Non-probabilistic wavelet method to consider uncertainties in structural damage detection

In vibration-based damage detection studies, researchers have shown that wavelet transform (WT) is an effective tool for detecting damage. However, structural damage detection is hindered by uncertainties in structural models and measurement data. Various attempts have been made to address this problem by incorporating a probabilistic WT method. The success enjoyed by the probabilistic method is limited by lack of adequate information to obtain an unbiased probabilistic distribution of uncertainties. In addition, the probabilistic method involves complex and expensive computations. In this study, a non-probabilistic wavelet transform method is proposed that resolves the problem of uncertainties in vibration-based damage detection.
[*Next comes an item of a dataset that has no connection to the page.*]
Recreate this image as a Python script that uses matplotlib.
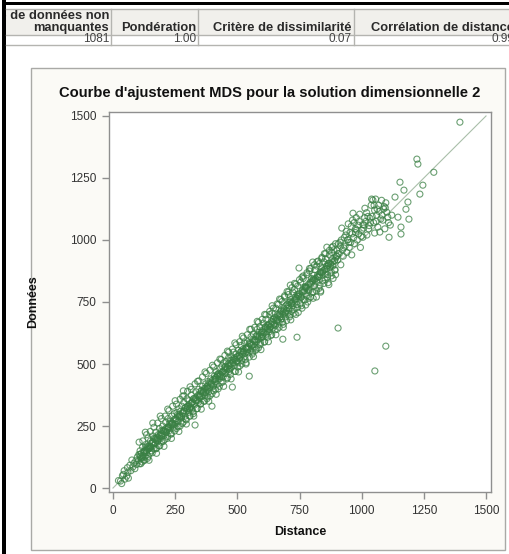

The mode shapes of the damaged and undamaged structure are decomposed to obtain the wavelet transform coefficient values (m). With the interval analysis method, the uncertainties in the obtained mode shapes are taken to be coupled rather than statistically distributed. In this way, the interval bounds (upper and lower bounds) of the changes in the wavelet transform coefficient values are calculated. A coefficient increment factor (CIF) based on the wavelet transform coefficient value is established, and the elemental possibility of damage existence (PoDE) is defined. Numerical and experimental models of a four-side-fixed square steel plate are applied to demonstrate the efficiency of the proposed method. Furthermore, the effect of different damage severities and the impact of different noise levels on damage identification are presented. The proposed method effectively identified damage.